GFC Fight Series 2 took place on 16 October 2014 at Dubai Duty Free Tennis Stadium, with Moroccan Ismael Lazar emerging as winner of the AED 1 Million defeating Senegal's Sem Tevette by TKO in Round 2 in the final and advancing to the GFC Grand Prix. Mike Markham was the Ring announcer along with Steve Patrick Moore. Moroccan Badr Hari was supposed to fight French Patrice Quarteron in the Exhibition Superfight, but the fight fell through. Patrice Quarteron was eventually replaced with Lithuanian Arnold Oborotov. Melvin Manhoef was replaced with Sem Tevette days before the fight due to an injury. He still came to support his replacement who lost the finals to Ismael Lazzar.

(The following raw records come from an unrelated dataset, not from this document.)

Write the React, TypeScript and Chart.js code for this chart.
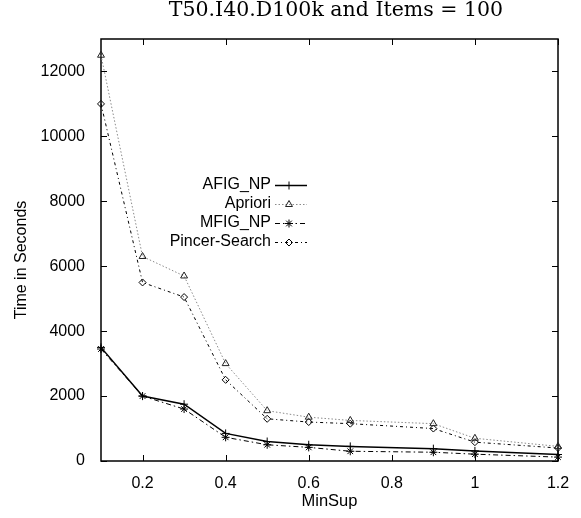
import React, { useEffect, useRef } from "react";
import { Chart, registerables } from "chart.js";
import { drawPoint } from "chart.js/helpers";

Chart.register(...registerables);

const minSup = [0.1, 0.2, 0.3, 0.4, 0.5, 0.6, 0.7, 0.9, 1.0, 1.2];
const afigNp = [3500, 2000, 1750, 850, 600, 500, 450, 380, 310, 200];
const apriori = [12500, 6300, 5700, 3000, 1550, 1350, 1250, 1150, 700, 450];
const mfigNp = [3450, 2000, 1600, 730, 500, 420, 300, 270, 210, 120];
const pincer = [11000, 5500, 5050, 2500, 1300, 1200, 1150, 1000, 580, 400];

const seriesNames = ["AFIG_NP", "Apriori", "MFIG_NP", "Pincer-Search"];
const xTicks = [0.2, 0.4, 0.6, 0.8, 1, 1.2];
const yTicks = [0, 2000, 4000, 6000, 8000, 10000, 12000];
const titleText = "T50.I40.D100k and Items = 100";
const xTitle = "MinSup";
const yTitle = "Time in Seconds";

const SANS = "'Liberation Sans', Arial, sans-serif";

const gnuplotPlugin = {
  id: "gnuplotBox",
  beforeDatasetsDraw(chart: any) {
    const { ctx, chartArea: a, scales } = chart;
    ctx.save();
    ctx.strokeStyle = "#000";
    ctx.lineWidth = 1;
    const tl = 6;
    ctx.beginPath();
    for (const v of xTicks) {
      const px = Math.round(scales.x.getPixelForValue(v)) + 0.5;
      ctx.moveTo(px, a.bottom);
      ctx.lineTo(px, a.bottom - tl);
      ctx.moveTo(px, a.top);
      ctx.lineTo(px, a.top + tl);
    }
    for (const v of yTicks) {
      const py = Math.round(scales.y.getPixelForValue(v)) + 0.5;
      ctx.moveTo(a.left, py);
      ctx.lineTo(a.left + tl, py);
      ctx.moveTo(a.right, py);
      ctx.lineTo(a.right - tl, py);
    }
    ctx.stroke();
    ctx.lineWidth = 1.5;
    ctx.strokeRect(a.left, a.top, a.right - a.left, a.bottom - a.top);
    ctx.restore();
  },
  afterDraw(chart: any) {
    const { ctx } = chart;
    ctx.save();
    // title
    ctx.fillStyle = "#000";
    ctx.font = "20.5px 'DejaVu Serif', serif";
    ctx.textAlign = "center";
    ctx.textBaseline = "middle";
    ctx.fillText(titleText, 336, 10.5);
    // y axis title
    ctx.save();
    ctx.translate(21.5, 260);
    ctx.rotate(-Math.PI / 2);
    ctx.font = "16px " + SANS;
    ctx.fillText(yTitle, 0, 0);
    ctx.restore();
    // legend
    ctx.font = "16px " + SANS;
    ctx.textAlign = "right";
    chart.data.datasets.forEach((ds: any, i: number) => {
      const y = 185 + i * 19;
      ctx.fillStyle = "#000";
      ctx.fillText(ds.label, 271, y);
      ctx.save();
      ctx.strokeStyle = ds.borderColor;
      ctx.lineWidth = ds.borderWidth;
      ctx.setLineDash(ds.borderDash || []);
      ctx.beginPath();
      ctx.moveTo(275, Math.round(y) + 0.5);
      ctx.lineTo(307, Math.round(y) + 0.5);
      ctx.stroke();
      ctx.restore();
      ctx.save();
      ctx.strokeStyle = ds.pointBorderColor;
      ctx.fillStyle = ds.pointBackgroundColor;
      ctx.lineWidth = ds.pointBorderWidth;
      drawPoint(
        ctx,
        { pointStyle: ds.pointStyle, radius: ds.pointRadius, rotation: 0, borderWidth: ds.pointBorderWidth } as any,
        289,
        Math.round(y) + 0.5
      );
      ctx.restore();
    });
    ctx.restore();
  },
};

export default function App() {
  const ref = useRef<HTMLCanvasElement>(null);
  useEffect(() => {
    if (!ref.current) return;
    const mk = (vals: number[]) => vals.map((v, i) => ({ x: minSup[i], y: v }));
    const chart = new Chart(ref.current, {
      type: "line",
      data: {
        datasets: [
          {
            label: seriesNames[0],
            data: mk(afigNp),
            borderColor: "#000",
            borderWidth: 1.5,
            borderDash: [],
            pointStyle: "cross",
            pointRadius: 4,
            pointBorderColor: "#000",
            pointBackgroundColor: "rgba(0,0,0,0)",
            pointBorderWidth: 1,
            clip: false,
          },
          {
            label: seriesNames[1],
            data: mk(apriori),
            borderColor: "#8a8a8a",
            borderWidth: 1,
            borderDash: [1.5, 2],
            pointStyle: "triangle",
            pointRadius: 4,
            pointBorderColor: "#222",
            pointBackgroundColor: "rgba(255,255,255,0)",
            pointBorderWidth: 1,
            clip: false,
          },
          {
            label: seriesNames[2],
            data: mk(mfigNp),
            borderColor: "#000",
            borderWidth: 1,
            borderDash: [5, 3, 1.5, 3],
            pointStyle: "star",
            pointRadius: 4,
            pointBorderColor: "#000",
            pointBackgroundColor: "rgba(0,0,0,0)",
            pointBorderWidth: 1,
            clip: false,
          },
          {
            label: seriesNames[3],
            data: mk(pincer),
            borderColor: "#000",
            borderWidth: 1,
            borderDash: [3, 3, 1, 3],
            pointStyle: "rectRot",
            pointRadius: 3.5,
            pointBorderColor: "#000",
            pointBackgroundColor: "rgba(255,255,255,0)",
            pointBorderWidth: 1,
            clip: false,
          },
        ] as any,
      },
      options: {
        responsive: false,
        animation: false,
        layout: { padding: { top: 39, right: 23, left: 0, bottom: 0 } },
        plugins: { legend: { display: false }, title: { display: false }, tooltip: { enabled: false } },
        elements: { line: { tension: 0 } },
        scales: {
          x: {
            type: "linear",
            min: 0.1,
            max: 1.2,
            grid: { display: false },
            border: { display: false },
            afterBuildTicks: (s: any) => {
              s.ticks = xTicks.map((v) => ({ value: v }));
            },
            afterFit: (s: any) => {
              s.height = 57;
            },
            ticks: {
              color: "#000",
              padding: 5,
              maxRotation: 0,
              font: { family: SANS, size: 16 },
              callback: (v: any) => String(v),
            },
            title: {
              display: true,
              text: xTitle,
              color: "#000",
              font: { family: SANS, size: 16.5 },
              padding: { top: 0, bottom: 7 },
            },
          },
          y: {
            type: "linear",
            min: 0,
            max: 13000,
            grid: { display: false },
            border: { display: false },
            afterBuildTicks: (s: any) => {
              s.ticks = yTicks.map((v) => ({ value: v }));
            },
            afterFit: (s: any) => {
              s.width = 101;
            },
            ticks: {
              color: "#000",
              padding: 8,
              font: { family: SANS, size: 16 },
              callback: (v: any) => String(v),
            },
          },
        },
      },
      plugins: [gnuplotPlugin],
    } as any);
    return () => chart.destroy();
  }, []);
  return (
    <div style={{ position: "absolute", left: 0, top: 0, width: 581, height: 518, background: "#fff" }}>
      <canvas ref={ref} width={581} height={518} style={{ display: "block" }} />
    </div>
  );
}
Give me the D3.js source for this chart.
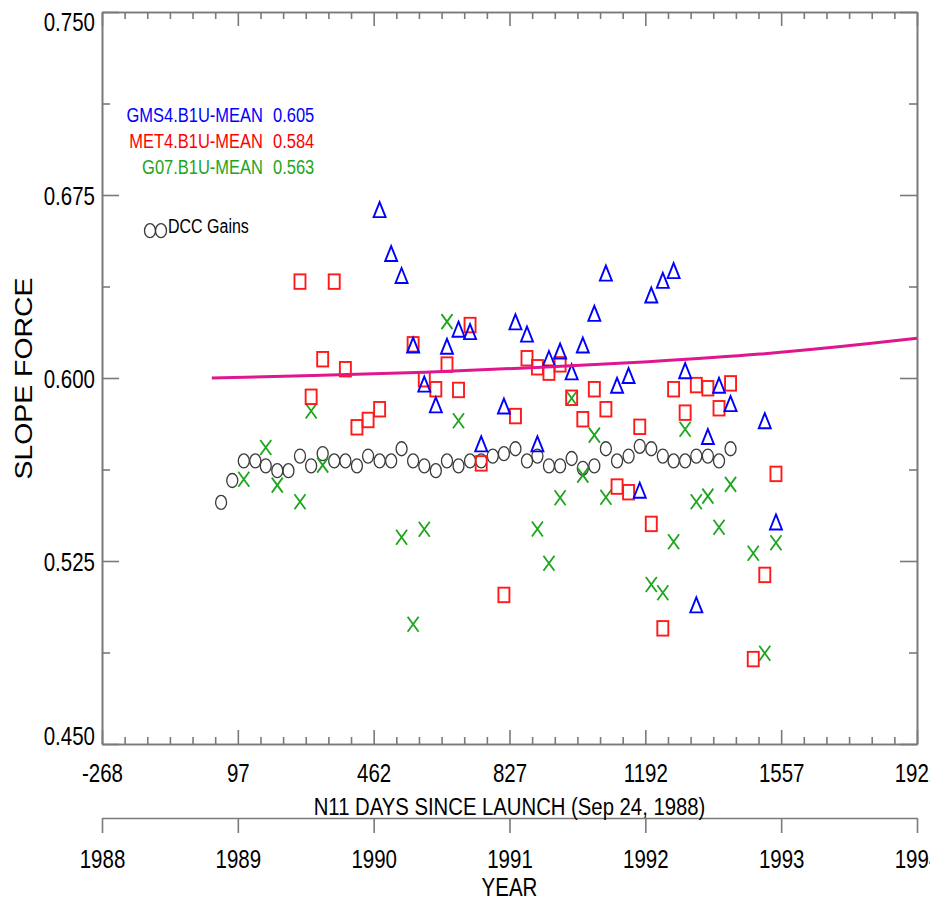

| Fight Type | Fighter | Fighter | Winner |
|---|---|---|---|
| Exhibition | Badr Hari | Arnold Oborotov | Badr Hari |
| 4 Man Fight | Ismael Lazaar | Tai Tuivasa | Ismael Lazaar |
| 4 Man Fight | Mohamed Karim | Sem Tevette | Sem Tevette |
| 4 Man Finals | Ismael Lazaar | Sem Tevette | Ismael Lazaar |
| Superfight | Adrian Gîrlonța | Davoud Ojaghi | Adrian Gîrlonța |
| Superfight | Mohammad Mansoori | Luke Jumeau | Luke Jumeau |
| Superfight | Ahmed Amir | Hossein Mollamahdi | Ahmed Amir |
| Superfight | Erkan Varol | Jamnian Srikam | Jamnian Srikam |
| Superfight | Fatih Ulusoy | Srdjan Seles | Fatih Ulusoy |
| Superfight | Zabit Samedov | Jafar Ahmadi | Zabit Samedov |

GFC Fight Series 3 took place on 17 April 2015 at Dubai Duty Free Tennis Stadium once again. The fight card included Zabit Samedov, Danyo Ilunga and Ismael Lazaar. Gökhan Saki made an appearance in the main event against Sebastian Ciobanu.

== Controversy ==
Badr Hari vs Patrice Quarteron was the much-awaited fight among fans for GFC Fighter Series 2. Due to Quarteron's unsportsmanlike conduct, he was axed from the fight. Hari went on to say "About Patrice... he has been saying a lot about me. I don't care, I have been through those kind of clowns many times so he's nothing special,". Quarteron had made quite a hype about the fight across all social media platforms bashing Hari with memes. He was eventually replaced with Arnold Oborotov who lost to Badr Hari by KO in round 1.